Show every line that has the string "with" in it.

■ Given information
======

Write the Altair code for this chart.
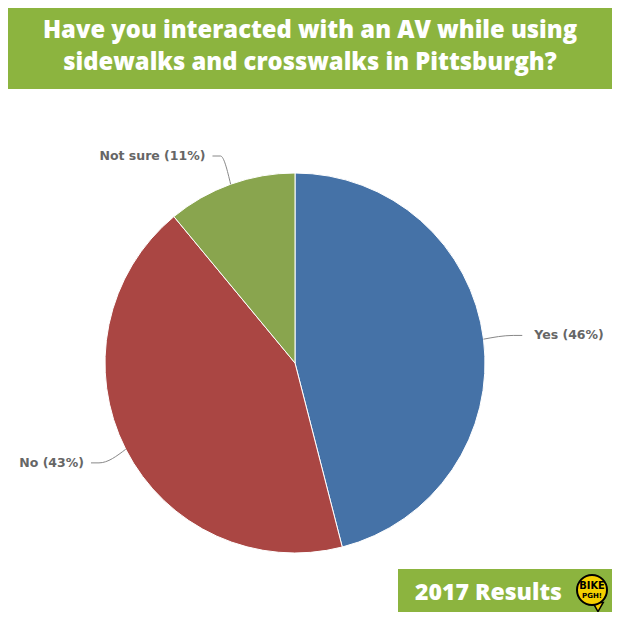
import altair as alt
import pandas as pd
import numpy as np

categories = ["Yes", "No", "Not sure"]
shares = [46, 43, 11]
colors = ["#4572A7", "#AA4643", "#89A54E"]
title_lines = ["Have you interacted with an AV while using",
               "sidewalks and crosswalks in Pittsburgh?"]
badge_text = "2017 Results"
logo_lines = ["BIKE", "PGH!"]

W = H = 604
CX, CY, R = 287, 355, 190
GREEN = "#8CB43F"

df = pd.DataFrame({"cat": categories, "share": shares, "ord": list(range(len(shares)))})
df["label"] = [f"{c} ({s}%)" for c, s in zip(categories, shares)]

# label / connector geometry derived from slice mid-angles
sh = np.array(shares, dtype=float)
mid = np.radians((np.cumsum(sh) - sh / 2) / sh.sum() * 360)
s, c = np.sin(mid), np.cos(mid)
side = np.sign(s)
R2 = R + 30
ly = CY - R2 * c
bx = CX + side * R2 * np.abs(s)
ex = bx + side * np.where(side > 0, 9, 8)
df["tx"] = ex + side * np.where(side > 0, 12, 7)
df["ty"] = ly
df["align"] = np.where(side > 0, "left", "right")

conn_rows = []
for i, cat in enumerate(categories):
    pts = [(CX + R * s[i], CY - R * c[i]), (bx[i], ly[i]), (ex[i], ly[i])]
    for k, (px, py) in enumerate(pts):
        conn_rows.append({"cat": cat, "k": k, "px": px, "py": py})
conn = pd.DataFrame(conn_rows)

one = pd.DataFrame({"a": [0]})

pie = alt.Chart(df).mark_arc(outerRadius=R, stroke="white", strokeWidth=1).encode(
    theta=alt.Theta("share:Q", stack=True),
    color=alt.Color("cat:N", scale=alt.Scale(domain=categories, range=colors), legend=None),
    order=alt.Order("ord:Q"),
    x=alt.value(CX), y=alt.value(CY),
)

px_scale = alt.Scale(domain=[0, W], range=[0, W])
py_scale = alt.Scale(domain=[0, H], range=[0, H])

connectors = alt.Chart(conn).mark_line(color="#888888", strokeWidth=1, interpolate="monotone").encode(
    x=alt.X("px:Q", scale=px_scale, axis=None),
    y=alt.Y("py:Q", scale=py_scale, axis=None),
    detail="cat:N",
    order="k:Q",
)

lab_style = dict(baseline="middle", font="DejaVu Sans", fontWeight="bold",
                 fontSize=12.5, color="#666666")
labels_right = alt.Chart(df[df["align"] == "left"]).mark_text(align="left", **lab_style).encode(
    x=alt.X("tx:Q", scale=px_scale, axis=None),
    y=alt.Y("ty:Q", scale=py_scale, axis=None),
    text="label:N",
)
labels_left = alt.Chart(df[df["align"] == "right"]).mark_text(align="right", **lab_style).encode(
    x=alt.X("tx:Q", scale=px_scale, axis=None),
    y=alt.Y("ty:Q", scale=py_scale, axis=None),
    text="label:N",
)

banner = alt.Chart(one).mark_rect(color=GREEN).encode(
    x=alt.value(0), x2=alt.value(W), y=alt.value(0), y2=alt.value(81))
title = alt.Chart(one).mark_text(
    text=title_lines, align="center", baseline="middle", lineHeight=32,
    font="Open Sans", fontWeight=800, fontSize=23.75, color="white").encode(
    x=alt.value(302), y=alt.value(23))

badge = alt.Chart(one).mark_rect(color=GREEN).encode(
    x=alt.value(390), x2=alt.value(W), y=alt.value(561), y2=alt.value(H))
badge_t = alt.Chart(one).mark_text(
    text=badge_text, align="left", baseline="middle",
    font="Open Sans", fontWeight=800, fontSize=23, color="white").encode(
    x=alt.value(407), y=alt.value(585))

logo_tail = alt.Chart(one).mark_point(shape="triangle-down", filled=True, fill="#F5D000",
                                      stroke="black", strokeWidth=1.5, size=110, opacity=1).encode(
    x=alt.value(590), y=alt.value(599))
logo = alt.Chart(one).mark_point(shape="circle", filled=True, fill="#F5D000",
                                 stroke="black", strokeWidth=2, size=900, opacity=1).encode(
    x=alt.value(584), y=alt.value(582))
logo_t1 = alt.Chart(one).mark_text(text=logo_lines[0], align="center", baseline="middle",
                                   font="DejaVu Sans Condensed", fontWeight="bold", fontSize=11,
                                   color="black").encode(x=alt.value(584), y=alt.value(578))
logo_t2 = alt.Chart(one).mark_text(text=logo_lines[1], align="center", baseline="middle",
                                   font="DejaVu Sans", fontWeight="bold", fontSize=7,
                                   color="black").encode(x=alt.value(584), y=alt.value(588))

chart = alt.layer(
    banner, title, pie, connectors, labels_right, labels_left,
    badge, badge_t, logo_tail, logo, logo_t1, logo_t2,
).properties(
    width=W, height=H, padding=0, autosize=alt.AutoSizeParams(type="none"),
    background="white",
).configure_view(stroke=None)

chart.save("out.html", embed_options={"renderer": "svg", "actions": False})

======

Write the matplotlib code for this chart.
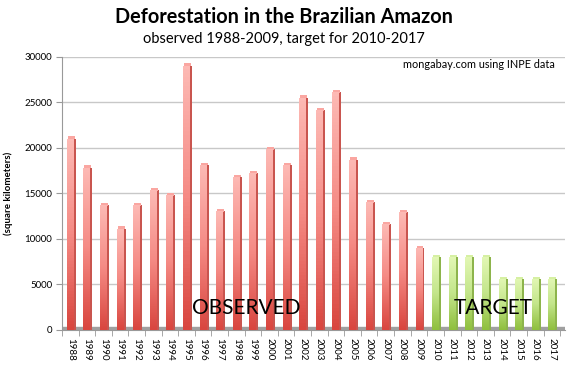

======

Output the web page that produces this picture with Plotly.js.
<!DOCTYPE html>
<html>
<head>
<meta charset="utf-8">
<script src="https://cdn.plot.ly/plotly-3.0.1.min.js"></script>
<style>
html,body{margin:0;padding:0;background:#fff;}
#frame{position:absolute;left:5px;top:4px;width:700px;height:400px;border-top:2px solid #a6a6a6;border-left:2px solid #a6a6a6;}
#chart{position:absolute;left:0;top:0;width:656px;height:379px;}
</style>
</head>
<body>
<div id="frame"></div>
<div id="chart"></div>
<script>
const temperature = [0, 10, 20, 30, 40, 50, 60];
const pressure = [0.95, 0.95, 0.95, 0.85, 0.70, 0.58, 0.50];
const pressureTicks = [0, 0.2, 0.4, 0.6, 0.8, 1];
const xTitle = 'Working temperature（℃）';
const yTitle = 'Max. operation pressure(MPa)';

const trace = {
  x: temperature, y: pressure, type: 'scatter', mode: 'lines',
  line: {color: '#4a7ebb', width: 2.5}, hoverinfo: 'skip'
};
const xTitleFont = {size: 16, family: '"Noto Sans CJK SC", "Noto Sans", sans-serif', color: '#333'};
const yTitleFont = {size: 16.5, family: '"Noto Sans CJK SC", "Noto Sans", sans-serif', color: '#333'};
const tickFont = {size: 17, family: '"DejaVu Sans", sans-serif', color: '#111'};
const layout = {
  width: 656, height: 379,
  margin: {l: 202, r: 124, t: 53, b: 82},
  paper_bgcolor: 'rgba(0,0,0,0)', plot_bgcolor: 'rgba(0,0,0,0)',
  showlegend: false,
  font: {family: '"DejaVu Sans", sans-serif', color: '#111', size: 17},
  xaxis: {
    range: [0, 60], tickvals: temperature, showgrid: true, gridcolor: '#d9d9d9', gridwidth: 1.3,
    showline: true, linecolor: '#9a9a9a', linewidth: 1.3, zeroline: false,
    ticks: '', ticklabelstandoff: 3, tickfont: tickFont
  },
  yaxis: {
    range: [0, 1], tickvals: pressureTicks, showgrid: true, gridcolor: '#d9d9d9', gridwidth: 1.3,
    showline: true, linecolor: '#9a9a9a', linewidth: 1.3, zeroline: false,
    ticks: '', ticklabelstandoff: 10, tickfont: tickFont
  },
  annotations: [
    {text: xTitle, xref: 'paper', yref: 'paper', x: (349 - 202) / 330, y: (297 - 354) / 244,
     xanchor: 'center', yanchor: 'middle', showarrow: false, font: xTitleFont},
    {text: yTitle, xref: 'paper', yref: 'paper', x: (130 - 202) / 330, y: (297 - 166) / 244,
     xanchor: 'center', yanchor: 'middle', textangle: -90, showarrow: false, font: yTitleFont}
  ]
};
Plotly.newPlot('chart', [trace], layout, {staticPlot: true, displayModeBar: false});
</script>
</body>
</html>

======

■ Answer to the task
title_lines = ["Have you interacted with an AV while using",
Output the web page that produces this picture with Plotly.js.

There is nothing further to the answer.